_Task statement_
Your task is to return, exactly, the run of lines starting at the line holding "Reproduce this chart" and ending at the line holding "55.4, 53.6, 53.6]", both ends included and no other lines.

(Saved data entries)
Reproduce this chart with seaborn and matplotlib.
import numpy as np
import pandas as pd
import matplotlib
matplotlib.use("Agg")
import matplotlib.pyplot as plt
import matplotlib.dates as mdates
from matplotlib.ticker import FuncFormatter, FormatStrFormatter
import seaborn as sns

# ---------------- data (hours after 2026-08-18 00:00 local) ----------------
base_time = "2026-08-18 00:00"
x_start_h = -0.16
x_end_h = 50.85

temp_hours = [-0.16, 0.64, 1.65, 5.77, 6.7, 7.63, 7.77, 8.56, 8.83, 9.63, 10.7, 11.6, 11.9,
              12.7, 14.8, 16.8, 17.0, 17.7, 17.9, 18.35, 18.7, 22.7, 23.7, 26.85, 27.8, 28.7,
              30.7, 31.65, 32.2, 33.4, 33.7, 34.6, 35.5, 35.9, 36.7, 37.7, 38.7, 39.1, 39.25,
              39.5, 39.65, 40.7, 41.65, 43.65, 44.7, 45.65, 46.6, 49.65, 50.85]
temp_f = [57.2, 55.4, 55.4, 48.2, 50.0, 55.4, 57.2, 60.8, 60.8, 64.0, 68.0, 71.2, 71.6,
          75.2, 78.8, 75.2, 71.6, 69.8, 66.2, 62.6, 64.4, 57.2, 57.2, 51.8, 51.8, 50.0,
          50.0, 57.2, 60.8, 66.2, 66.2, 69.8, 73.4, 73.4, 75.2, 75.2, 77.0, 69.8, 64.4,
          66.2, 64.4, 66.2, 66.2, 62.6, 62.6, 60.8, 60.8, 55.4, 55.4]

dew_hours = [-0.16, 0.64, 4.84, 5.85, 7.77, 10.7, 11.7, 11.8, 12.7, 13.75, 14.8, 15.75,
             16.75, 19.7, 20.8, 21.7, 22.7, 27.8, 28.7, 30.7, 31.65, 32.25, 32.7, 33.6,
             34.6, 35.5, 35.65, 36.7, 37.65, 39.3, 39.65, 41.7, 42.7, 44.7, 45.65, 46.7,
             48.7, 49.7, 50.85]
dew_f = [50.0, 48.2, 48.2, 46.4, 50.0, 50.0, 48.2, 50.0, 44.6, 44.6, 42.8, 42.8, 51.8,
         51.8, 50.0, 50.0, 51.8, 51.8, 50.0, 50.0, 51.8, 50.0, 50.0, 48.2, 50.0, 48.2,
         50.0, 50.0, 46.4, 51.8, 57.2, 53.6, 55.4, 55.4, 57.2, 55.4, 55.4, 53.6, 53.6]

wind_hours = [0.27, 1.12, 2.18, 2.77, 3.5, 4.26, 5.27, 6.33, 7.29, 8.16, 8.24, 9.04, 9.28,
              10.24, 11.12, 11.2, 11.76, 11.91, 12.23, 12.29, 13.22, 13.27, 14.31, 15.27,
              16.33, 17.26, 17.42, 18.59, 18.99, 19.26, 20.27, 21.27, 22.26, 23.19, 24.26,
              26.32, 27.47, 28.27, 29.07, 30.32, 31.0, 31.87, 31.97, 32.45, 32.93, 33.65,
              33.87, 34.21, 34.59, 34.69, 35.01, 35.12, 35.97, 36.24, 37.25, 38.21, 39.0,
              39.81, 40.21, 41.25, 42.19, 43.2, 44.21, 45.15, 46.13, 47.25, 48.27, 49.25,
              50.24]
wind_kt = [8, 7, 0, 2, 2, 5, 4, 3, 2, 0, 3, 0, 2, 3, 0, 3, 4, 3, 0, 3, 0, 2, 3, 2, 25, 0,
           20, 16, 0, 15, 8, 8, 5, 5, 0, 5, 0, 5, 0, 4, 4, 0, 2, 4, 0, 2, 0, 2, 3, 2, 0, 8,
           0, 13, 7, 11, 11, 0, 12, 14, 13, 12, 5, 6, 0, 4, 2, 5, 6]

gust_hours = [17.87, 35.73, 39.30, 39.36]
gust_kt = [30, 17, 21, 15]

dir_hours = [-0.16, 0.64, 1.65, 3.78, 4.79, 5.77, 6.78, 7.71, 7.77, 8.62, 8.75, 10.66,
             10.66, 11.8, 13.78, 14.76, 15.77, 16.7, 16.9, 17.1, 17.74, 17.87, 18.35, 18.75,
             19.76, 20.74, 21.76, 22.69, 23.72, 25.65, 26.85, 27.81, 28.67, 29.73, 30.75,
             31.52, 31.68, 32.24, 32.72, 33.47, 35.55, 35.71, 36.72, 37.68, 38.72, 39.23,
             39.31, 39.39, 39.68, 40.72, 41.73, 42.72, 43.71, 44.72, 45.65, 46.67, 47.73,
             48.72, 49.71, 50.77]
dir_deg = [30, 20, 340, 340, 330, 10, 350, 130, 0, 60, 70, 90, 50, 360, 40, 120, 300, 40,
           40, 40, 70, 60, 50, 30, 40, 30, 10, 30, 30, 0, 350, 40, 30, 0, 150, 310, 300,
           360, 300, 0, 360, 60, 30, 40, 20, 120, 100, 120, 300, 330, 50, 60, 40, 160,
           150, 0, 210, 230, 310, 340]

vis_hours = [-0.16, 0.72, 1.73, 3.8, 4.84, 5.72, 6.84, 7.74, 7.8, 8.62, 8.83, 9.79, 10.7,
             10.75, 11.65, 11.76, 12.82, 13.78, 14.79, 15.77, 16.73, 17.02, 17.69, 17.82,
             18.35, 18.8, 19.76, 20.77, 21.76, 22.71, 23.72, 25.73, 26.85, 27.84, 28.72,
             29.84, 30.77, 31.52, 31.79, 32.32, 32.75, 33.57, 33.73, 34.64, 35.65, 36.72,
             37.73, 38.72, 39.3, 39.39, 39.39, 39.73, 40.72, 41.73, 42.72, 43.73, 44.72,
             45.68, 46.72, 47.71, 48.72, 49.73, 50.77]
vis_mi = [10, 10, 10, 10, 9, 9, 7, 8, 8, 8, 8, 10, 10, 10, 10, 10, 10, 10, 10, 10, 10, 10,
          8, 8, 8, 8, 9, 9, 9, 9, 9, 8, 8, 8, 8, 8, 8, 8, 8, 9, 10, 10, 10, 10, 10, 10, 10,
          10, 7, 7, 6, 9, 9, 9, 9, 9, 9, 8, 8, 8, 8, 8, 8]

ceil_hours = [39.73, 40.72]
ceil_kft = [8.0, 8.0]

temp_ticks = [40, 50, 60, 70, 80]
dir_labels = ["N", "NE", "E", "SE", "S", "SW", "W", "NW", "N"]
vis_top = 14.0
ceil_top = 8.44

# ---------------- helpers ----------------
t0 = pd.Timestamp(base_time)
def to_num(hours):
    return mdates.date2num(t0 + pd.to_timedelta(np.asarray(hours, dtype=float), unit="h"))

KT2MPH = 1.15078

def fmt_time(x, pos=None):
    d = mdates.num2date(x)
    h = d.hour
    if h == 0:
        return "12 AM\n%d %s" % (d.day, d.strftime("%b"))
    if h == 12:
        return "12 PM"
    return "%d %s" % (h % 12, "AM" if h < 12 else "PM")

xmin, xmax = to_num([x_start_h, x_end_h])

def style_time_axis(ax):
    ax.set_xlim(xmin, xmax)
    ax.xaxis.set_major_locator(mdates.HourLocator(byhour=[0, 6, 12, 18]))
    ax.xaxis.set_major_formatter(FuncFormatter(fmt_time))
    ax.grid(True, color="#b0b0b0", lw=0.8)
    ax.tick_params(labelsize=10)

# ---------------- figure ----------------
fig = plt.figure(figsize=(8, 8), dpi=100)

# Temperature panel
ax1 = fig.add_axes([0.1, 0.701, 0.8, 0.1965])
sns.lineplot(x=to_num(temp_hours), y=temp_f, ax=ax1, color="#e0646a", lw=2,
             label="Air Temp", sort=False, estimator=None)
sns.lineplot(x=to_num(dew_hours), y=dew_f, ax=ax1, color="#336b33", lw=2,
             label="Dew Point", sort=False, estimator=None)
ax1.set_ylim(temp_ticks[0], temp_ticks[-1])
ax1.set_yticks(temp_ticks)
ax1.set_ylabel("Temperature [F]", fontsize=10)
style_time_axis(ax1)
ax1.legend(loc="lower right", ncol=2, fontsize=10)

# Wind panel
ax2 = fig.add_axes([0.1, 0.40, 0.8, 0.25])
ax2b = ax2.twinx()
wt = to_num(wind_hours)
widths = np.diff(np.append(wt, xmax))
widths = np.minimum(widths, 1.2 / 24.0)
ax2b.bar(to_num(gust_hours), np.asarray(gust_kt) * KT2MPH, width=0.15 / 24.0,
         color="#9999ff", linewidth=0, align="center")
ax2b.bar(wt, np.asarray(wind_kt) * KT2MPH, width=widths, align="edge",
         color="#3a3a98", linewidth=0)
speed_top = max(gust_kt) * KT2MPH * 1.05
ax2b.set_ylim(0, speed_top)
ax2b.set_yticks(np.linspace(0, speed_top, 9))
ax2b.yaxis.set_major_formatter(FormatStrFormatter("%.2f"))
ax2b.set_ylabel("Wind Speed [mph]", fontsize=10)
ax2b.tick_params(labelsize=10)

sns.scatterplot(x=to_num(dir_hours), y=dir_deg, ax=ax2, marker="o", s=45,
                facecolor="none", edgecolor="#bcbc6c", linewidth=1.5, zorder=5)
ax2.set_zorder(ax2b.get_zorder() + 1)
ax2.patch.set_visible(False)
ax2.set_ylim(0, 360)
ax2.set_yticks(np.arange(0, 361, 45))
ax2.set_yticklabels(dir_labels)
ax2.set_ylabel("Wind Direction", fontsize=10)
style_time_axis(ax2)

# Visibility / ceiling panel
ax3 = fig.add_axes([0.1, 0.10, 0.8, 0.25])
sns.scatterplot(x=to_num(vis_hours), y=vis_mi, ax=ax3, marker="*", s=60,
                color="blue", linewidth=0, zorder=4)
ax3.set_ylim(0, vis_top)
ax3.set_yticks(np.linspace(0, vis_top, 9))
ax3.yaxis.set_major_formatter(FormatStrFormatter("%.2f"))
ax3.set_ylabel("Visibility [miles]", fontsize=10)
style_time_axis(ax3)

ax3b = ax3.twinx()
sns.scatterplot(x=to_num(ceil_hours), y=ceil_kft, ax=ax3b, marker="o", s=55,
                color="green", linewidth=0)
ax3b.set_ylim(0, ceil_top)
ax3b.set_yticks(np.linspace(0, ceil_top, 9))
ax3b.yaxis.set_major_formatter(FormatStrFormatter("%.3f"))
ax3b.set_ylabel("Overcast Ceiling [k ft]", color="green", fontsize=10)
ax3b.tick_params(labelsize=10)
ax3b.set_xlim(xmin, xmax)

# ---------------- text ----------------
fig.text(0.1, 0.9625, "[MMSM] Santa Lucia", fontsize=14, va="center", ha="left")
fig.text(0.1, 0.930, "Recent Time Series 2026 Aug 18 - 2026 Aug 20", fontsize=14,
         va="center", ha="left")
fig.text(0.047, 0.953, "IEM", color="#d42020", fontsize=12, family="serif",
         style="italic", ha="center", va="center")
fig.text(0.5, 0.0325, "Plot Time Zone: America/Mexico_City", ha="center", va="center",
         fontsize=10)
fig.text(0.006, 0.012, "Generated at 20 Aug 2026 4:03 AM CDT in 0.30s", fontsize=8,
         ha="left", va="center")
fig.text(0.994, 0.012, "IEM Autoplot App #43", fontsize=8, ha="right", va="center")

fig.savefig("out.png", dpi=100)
* * *
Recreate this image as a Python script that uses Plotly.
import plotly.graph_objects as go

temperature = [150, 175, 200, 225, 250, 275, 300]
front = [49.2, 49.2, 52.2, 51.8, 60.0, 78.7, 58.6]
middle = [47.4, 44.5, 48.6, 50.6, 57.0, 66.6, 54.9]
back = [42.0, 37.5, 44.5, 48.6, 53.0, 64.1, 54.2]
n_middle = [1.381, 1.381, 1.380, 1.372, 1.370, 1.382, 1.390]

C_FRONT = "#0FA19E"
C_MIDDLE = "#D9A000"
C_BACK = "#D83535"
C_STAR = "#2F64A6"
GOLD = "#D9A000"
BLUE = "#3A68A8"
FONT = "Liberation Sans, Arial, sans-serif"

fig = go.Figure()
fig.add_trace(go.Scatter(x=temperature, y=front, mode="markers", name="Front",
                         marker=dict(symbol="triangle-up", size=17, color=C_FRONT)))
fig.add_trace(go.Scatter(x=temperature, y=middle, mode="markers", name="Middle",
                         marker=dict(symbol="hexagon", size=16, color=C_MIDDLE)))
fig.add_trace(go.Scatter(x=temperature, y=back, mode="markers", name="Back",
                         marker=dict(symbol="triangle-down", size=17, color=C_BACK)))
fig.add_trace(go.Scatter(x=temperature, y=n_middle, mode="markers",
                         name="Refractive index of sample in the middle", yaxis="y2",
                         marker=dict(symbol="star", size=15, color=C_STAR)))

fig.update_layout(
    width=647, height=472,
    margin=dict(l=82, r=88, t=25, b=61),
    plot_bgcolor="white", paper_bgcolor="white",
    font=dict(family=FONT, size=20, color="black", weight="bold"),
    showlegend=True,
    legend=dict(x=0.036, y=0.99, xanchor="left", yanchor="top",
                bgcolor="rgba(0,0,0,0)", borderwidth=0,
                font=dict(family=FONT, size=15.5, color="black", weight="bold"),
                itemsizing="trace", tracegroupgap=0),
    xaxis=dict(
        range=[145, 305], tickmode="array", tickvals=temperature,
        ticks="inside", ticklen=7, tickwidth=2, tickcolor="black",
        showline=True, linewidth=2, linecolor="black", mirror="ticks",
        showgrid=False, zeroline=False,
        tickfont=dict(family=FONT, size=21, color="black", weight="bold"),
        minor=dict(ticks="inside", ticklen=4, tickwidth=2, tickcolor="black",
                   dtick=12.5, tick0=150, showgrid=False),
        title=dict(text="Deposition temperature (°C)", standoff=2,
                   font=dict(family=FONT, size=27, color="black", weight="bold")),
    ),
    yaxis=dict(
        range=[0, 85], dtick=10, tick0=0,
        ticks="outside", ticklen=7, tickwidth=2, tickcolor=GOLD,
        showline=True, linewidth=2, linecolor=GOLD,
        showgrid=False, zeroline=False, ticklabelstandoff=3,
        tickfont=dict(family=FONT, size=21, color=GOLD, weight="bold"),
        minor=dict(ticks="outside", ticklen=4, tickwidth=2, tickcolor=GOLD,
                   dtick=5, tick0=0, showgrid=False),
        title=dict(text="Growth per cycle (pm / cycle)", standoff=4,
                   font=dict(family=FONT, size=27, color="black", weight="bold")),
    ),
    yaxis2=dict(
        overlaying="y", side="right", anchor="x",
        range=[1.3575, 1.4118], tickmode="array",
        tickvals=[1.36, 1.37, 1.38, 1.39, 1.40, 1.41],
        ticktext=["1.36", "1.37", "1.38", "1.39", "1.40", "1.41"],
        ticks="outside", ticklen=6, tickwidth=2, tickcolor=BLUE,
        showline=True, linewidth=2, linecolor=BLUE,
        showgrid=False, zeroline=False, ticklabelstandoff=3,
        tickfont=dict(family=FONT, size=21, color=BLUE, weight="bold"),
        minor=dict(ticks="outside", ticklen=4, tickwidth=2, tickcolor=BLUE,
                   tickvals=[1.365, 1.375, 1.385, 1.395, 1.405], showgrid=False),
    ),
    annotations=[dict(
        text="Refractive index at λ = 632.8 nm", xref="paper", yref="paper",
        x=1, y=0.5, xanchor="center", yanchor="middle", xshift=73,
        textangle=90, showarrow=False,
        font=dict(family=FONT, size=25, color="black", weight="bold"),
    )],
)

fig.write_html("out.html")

_Written answer_
Reproduce this chart with seaborn and matplotlib.
import numpy as np
import pandas as pd
import matplotlib
matplotlib.use("Agg")
import matplotlib.pyplot as plt
import matplotlib.dates as mdates
from matplotlib.ticker import FuncFormatter, FormatStrFormatter
import seaborn as sns

# ---------------- data (hours after 2026-08-18 00:00 local) ----------------
base_time = "2026-08-18 00:00"
x_start_h = -0.16
x_end_h = 50.85

temp_hours = [-0.16, 0.64, 1.65, 5.77, 6.7, 7.63, 7.77, 8.56, 8.83, 9.63, 10.7, 11.6, 11.9,
              12.7, 14.8, 16.8, 17.0, 17.7, 17.9, 18.35, 18.7, 22.7, 23.7, 26.85, 27.8, 28.7,
              30.7, 31.65, 32.2, 33.4, 33.7, 34.6, 35.5, 35.9, 36.7, 37.7, 38.7, 39.1, 39.25,
              39.5, 39.65, 40.7, 41.65, 43.65, 44.7, 45.65, 46.6, 49.65, 50.85]
temp_f = [57.2, 55.4, 55.4, 48.2, 50.0, 55.4, 57.2, 60.8, 60.8, 64.0, 68.0, 71.2, 71.6,
          75.2, 78.8, 75.2, 71.6, 69.8, 66.2, 62.6, 64.4, 57.2, 57.2, 51.8, 51.8, 50.0,
          50.0, 57.2, 60.8, 66.2, 66.2, 69.8, 73.4, 73.4, 75.2, 75.2, 77.0, 69.8, 64.4,
          66.2, 64.4, 66.2, 66.2, 62.6, 62.6, 60.8, 60.8, 55.4, 55.4]

dew_hours = [-0.16, 0.64, 4.84, 5.85, 7.77, 10.7, 11.7, 11.8, 12.7, 13.75, 14.8, 15.75,
             16.75, 19.7, 20.8, 21.7, 22.7, 27.8, 28.7, 30.7, 31.65, 32.25, 32.7, 33.6,
             34.6, 35.5, 35.65, 36.7, 37.65, 39.3, 39.65, 41.7, 42.7, 44.7, 45.65, 46.7,
             48.7, 49.7, 50.85]
dew_f = [50.0, 48.2, 48.2, 46.4, 50.0, 50.0, 48.2, 50.0, 44.6, 44.6, 42.8, 42.8, 51.8,
         51.8, 50.0, 50.0, 51.8, 51.8, 50.0, 50.0, 51.8, 50.0, 50.0, 48.2, 50.0, 48.2,
         50.0, 50.0, 46.4, 51.8, 57.2, 53.6, 55.4, 55.4, 57.2, 55.4, 55.4, 53.6, 53.6]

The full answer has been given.